The government is reportedly evaluating the possibility of extending Minimum Alternate Tax (MAT) provisions to certain trust structures, particularly those engaged in commercial activities or holding significant business interests. While trusts in India are typically governed by the Indian Trusts Act and may enjoy tax exemptions under Sections 11 to 13 of the Income Tax Act if they operate for charitable purposes, there is increasing scrutiny of entities that are structured as trusts but engage in profit-generating ventures or asset-holding arrangements. The proposed move aims to ensure tax parity between trusts and corporate entities operating in similar commercial spheres.

Officials have noted that some private business families and investment groups use trust structures to manage assets, channel income, or benefit from tax arbitrage strategies. While these trusts may legally claim exemption from regular corporate taxation, they often report substantial book profits in their financial accounts, especially when holding shares, real estate, or operating subsidiaries. Bringing such entities under the MAT framework—by applying a minimum tax on their book profits—would prevent complete tax avoidance and align with the government’s broader efforts to plug revenue leakages and harmonize the tax base across organizational forms.
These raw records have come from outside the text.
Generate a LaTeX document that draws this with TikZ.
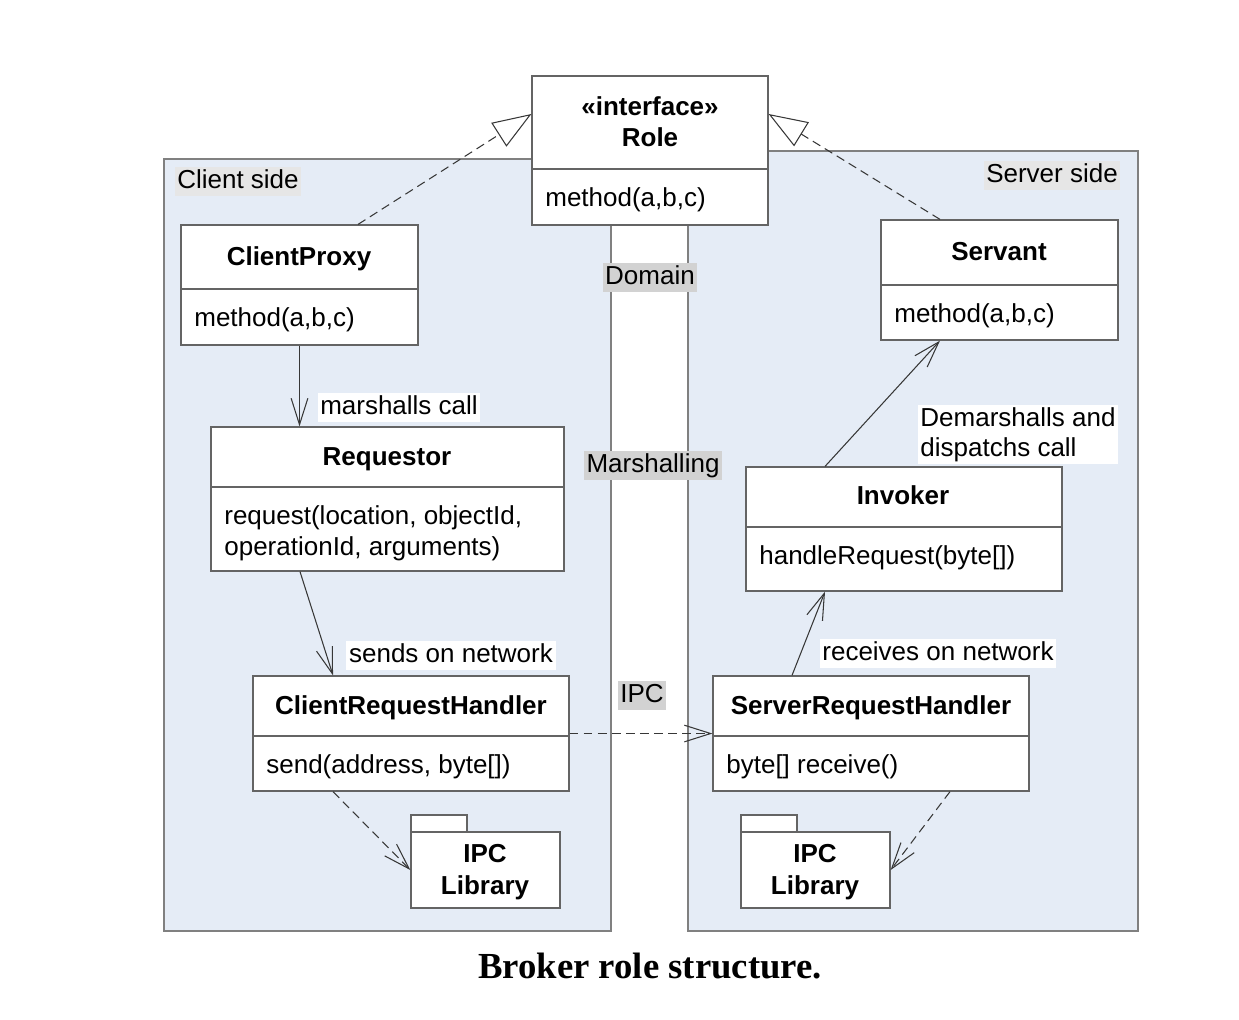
\documentclass[tikz,border=0pt]{standalone}
\usepackage{fontspec}
\setmainfont{Liberation Sans}
\newfontfamily\capfont{Liberation Serif}
\usetikzlibrary{arrows.meta,fit,calc}
\definecolor{panelblue}{RGB}{229,236,246}
\definecolor{panelline}{RGB}{128,128,128}
\definecolor{boxline}{RGB}{100,100,100}
\definecolor{conncol}{RGB}{55,55,55}
\definecolor{lblgray}{RGB}{210,210,210}
\definecolor{sidegray}{RGB}{230,230,230}
\begin{document}
\begin{tikzpicture}[x=0.02cm,y=-0.02cm,
  font=\fontsize{14.8}{17.8}\selectfont,
  panel/.style={draw=panelline, fill=panelblue, line width=0.7pt, inner sep=0pt},
  cls/.style={draw=boxline, fill=white, line width=0.7pt, inner sep=0pt},
  divline/.style={draw=boxline, line width=0.7pt},
  ttl/.style={font=\fontsize{14.8}{17.8}\selectfont\bfseries, anchor=mid, inner sep=0pt, yshift=-2.8pt},
  meth/.style={anchor=mid west, inner sep=0pt, yshift=-2.8pt},
  tagbox/.style={inner xsep=1.5pt, inner ysep=0.5pt, text height=11.8pt, text depth=3.8pt, yshift=-1pt},
  sidelbl/.style={tagbox, fill=sidegray},
  bandlbl/.style={tagbox, fill=lblgray},
  notelbl/.style={tagbox, fill=white},
  connline/.style={draw=conncol, line width=0.6pt},
  realize/.style={connline, dash pattern=on 5pt off 3pt, -{Triangle[open, length=22pt, width=16pt]}},
  callarrow/.style={connline, -{Straight Barb[length=15pt, width=9.5pt]}},
  deparrow/.style={connline, dash pattern=on 5pt off 3pt, -{Straight Barb[length=15pt, width=9.5pt]}},
]
\useasboundingbox (0,0) rectangle (1239,1019);

% panels
\node[panel, fit={(164,159) (611,931)}] (client) {};
\node[panel, fit={(688,151) (1138,931)}] (server) {};
\node[sidelbl] (clientlbl) at (238,180) {Client side};
\node[sidelbl] (serverlbl) at (1052,174) {Server side};

% band labels
\node[bandlbl] (domain) at (650,276) {Domain};
\node[bandlbl] (marsh) at (653,464) {Marshalling};
\node[bandlbl] (ipc) at (642,694) {IPC};

% Role
\node[cls, fit={(532,76) (768,225)}] (role) {};
\draw[divline] (532,169) -- (768,169);
\node[ttl] (roleS) at (650,106) {«interface»};
\node[ttl] (roleN) at (650,137) {Role};
\node[meth] (roleM) at (545,197) {method(a,b,c)};

% ClientProxy
\node[cls, fit={(181,225) (418,345)}] (cp) {};
\draw[divline] (181,289) -- (418,289);
\node[ttl] (cpN) at (299,256) {ClientProxy};
\node[meth] (cpM) at (194,317) {method(a,b,c)};

% Requestor
\node[cls, fit={(211,427) (564,571)}] (req) {};
\draw[divline] (211,487) -- (564,487);
\node[ttl] (reqN) at (387,456) {Requestor};
\node[meth] (reqM1) at (224,515) {request(location, objectId,};
\node[meth] (reqM2) at (224,546) {operationId, arguments)};

% ClientRequestHandler
\node[cls, fit={(253,676) (569,791)}] (crh) {};
\draw[divline] (253,736) -- (569,736);
\node[ttl] (crhN) at (411,705) {ClientRequestHandler};
\node[meth] (crhM) at (266,764) {send(address, byte[])};

% IPC Library (client)
\node[cls, fit={(411,815) (467,832)}] (lib1tab) {};
\node[cls, fit={(411,832) (560,908)}] (lib1) {};
\node[ttl] (lib1a) at (485,853) {IPC};
\node[ttl] (lib1b) at (485,885) {Library};

% Servant
\node[cls, fit={(881,220) (1118,340)}] (serv) {};
\draw[divline] (881,285) -- (1118,285);
\node[ttl] (servN) at (999,251) {Servant};
\node[meth] (servM) at (894,313) {method(a,b,c)};

% Invoker
\node[cls, fit={(746,467) (1062,591)}] (inv) {};
\draw[divline] (746,527) -- (1062,527);
\node[ttl] (invN) at (903,495) {Invoker};
\node[meth] (invM) at (759,555) {handleRequest(byte[])};

% ServerRequestHandler
\node[cls, fit={(713,676) (1029,791)}] (srh) {};
\draw[divline] (713,736) -- (1029,736);
\node[ttl] (srhN) at (871,705) {ServerRequestHandler};
\node[meth] (srhM) at (726,764) {byte[] receive()};

% IPC Library (server)
\node[cls, fit={(741,815) (797,832)}] (lib2tab) {};
\node[cls, fit={(741,832) (890,908)}] (lib2) {};
\node[ttl] (lib2a) at (815,853) {IPC};
\node[ttl] (lib2b) at (815,885) {Library};

% connectors
\draw[realize] ($(cp.north)+(58.5,0)$) -- ($(role.west)+(0,-36.5)$);
\draw[realize] ($(serv.north)+(-59.5,0)$) -- ($(role.east)+(0,-36.5)$);
\draw[callarrow] (cp.south) -- (cp.south |- req.north);
\draw[callarrow] ($(req.south)+(-87.5,0)$) -- ($(crh.north)+(-78,0)$);
\draw[deparrow] (crh.east) -- (srh.west);
\draw[deparrow] ($(crh.south)+(-78,0)$) -- (lib1.west);
\draw[deparrow] ($(srh.south)+(79,0)$) -- (lib2.east);
\draw[callarrow] ($(srh.north)+(-79,0)$) -- ($(inv.south)+(-79,0)$);
\draw[callarrow] ($(inv.north)+(-79,0)$) -- ($(serv.south)+(-59.5,0)$);

% connector labels
\node[notelbl] (l1) at (399,406) {marshalls call};
\node[notelbl] (l2) at (451,654) {sends on network};
\node[notelbl] (l3) at (938,652) {receives on network};
\node[fill=white, inner sep=1.5pt, align=left, font=\fontsize{14.8}{16.8}\selectfont, yshift=-1.6pt] (l4) at (1018,432) {Demarshalls and\\dispatchs call};

% caption
\node[font=\capfont\fontsize{20.9}{25}\selectfont\bfseries, anchor=base, inner sep=0pt] (cap) at (650,978) {Broker role structure.};
\end{tikzpicture}
\end{document}
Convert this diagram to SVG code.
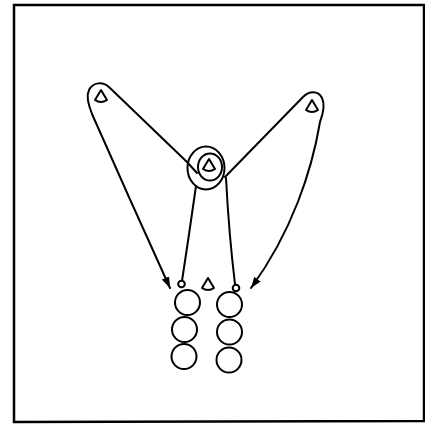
<svg xmlns="http://www.w3.org/2000/svg" width="425" height="427" viewBox="0 0 425 427">
<style>
.ln{fill:none;stroke:#000;stroke-width:2;stroke-linecap:round;stroke-linejoin:round}
.ball{fill:#fff;stroke:#000;stroke-width:2}
.cone{fill:#fff;stroke:#000;stroke-width:2;stroke-linejoin:round}
</style>
<defs>
<path id="cone" d="M0,-6 L-6,4 Q0,8 6,4 Z"/>
<marker id="ah" markerUnits="userSpaceOnUse" markerWidth="11" markerHeight="8" refX="11" refY="4" orient="auto">
<path d="M0,0 L11,4 L0,8 Z" fill="#000"/>
</marker>
</defs>
<rect width="425" height="427" fill="#fff"/>
<g id="frame">
<path d="M14,422 L14,5 L424,5 L424,421 Z" fill="none" stroke="#000" stroke-width="2.5"/>
</g>
<g id="connectors">
<path class="ln" marker-end="url(#ah)" d="M197,173 L187,162 L110,88 C103,81 93,82 89,90 C86,96 88,104 92,114 Q130,200 170,288"/>
<path class="ln" marker-end="url(#ah)" d="M225,177 L303,97 C309,91 318,90 322,98 C325,104 323,114 320,122 C312,170 292,232 251,288"/>
<path class="ln" d="M196,186 Q189,235 182,281"/>
<path class="ln" d="M226,178 Q229,235 235,284"/>
</g>
<g id="center-cone">
<ellipse class="ln" cx="206" cy="168" rx="18.5" ry="21.5"/>
<ellipse class="ln" cx="210" cy="167" rx="12" ry="13.5"/>
<use href="#cone" class="cone" x="209" y="165"/>
</g>
<g id="left-cone"><use href="#cone" class="cone" x="101" y="96"/></g>
<g id="right-cone"><use href="#cone" class="cone" x="312" y="106"/></g>
<g id="bottom-cone"><use href="#cone" class="cone" x="208" y="284"/></g>
<g id="left-marker"><circle class="ball" cx="181.5" cy="284" r="3.3"/></g>
<g id="right-marker"><circle class="ball" cx="236" cy="288" r="3.3"/></g>
<g id="left-balls">
<circle class="ball" cx="187.5" cy="302.5" r="12.5"/>
<circle class="ball" cx="184.5" cy="329.5" r="12.5"/>
<circle class="ball" cx="184" cy="356.5" r="12.5"/>
</g>
<g id="right-balls">
<circle class="ball" cx="229.5" cy="304.5" r="12.5"/>
<circle class="ball" cx="229.5" cy="332" r="12.5"/>
<circle class="ball" cx="229" cy="360" r="12.5"/>
</g>
</svg>
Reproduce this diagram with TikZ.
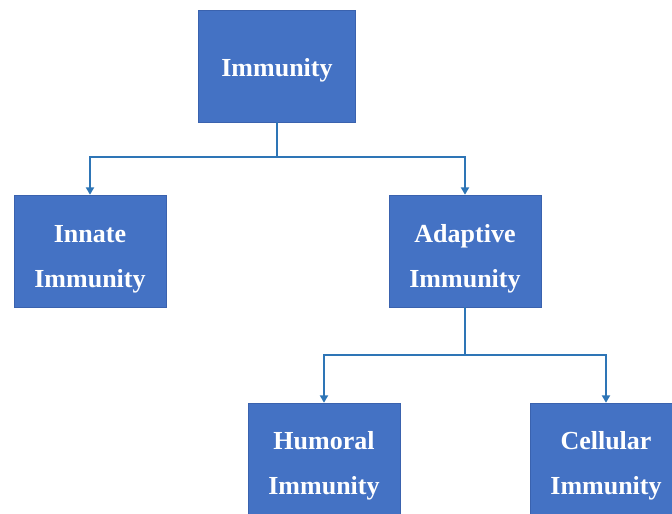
\documentclass[tikz,border=0pt]{standalone}
\usepackage{fontspec}
\setmainfont{Liberation Serif}
\usepackage{xcolor}
\usetikzlibrary{arrows.meta,positioning}
\definecolor{BoxBlue}{HTML}{4472C4}
\definecolor{BoxEdge}{HTML}{3A62AE}
\definecolor{LinkBlue}{HTML}{2E75B6}

\begin{document}
\begin{tikzpicture}[x=0.75pt,y=-0.75pt,
  box/.style={draw=BoxEdge,fill=BoxBlue,
    minimum width=114pt,minimum height=84pt,inner sep=0pt},
  lbl/.style={text=white,align=center,inner sep=0pt,
    font=\fontsize{19.5}{34}\selectfont\bfseries},
  stem/.style={draw=LinkBlue,line width=1.3pt},
  link/.style={stem,-{Triangle[width=6pt,length=5.5pt]}}]
  \useasboundingbox (0,0) rectangle (672,514);
  \clip (0,0) rectangle (672,514);
  \node[box,minimum width=117.75pt] (imm) at (277,66) {};
  \node[box] (inn) at (90,251) {};
  \node[box] (adp) at (465,251) {};
  \node[box] (hum) at (324,459) {};
  \node[box] (cel) at (606,459) {};
  \node[lbl] (imm-t) at ([yshift=-3pt]imm.center) {Immunity};
  \node[lbl] (inn-t) at ([yshift=-6pt]inn.center) {Innate\\Immunity};
  \node[lbl] (adp-t) at ([yshift=-6pt]adp.center) {Adaptive\\Immunity};
  \node[lbl] (hum-t) at ([yshift=-5pt]hum.center) {Humoral\\Immunity};
  \node[lbl] (cel-t) at ([yshift=-5pt]cel.center) {Cellular\\Immunity};
  % branches
  \coordinate (j1) at ([yshift=-26.25pt]imm.south);
  \coordinate (j2) at ([yshift=-36pt]adp.south);
  \draw[stem] (imm.south) -- (j1);
  \draw[stem] (adp.south) -- (j2);
  \draw[link] (j1) -| (inn.north);
  \draw[link] (j1) -| (adp.north);
  \draw[link] (j2) -| (hum.north);
  \draw[link] (j2) -| (cel.north);
\end{tikzpicture}
\end{document}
If adopted, the extension of MAT to trust structures would likely be targeted and conditional, excluding purely charitable institutions and focusing instead on business-oriented or hybrid trusts that resemble corporate entities in function and scale. Tax experts believe that detailed guidelines will be crucial to distinguish between exempt and non-exempt trusts, and stress the need for clear carve-outs to preserve the integrity of the nonprofit sector. Any formal proposal is expected to undergo industry consultation and may be introduced via amendment in a future Finance Bill or a detailed CBDT circular.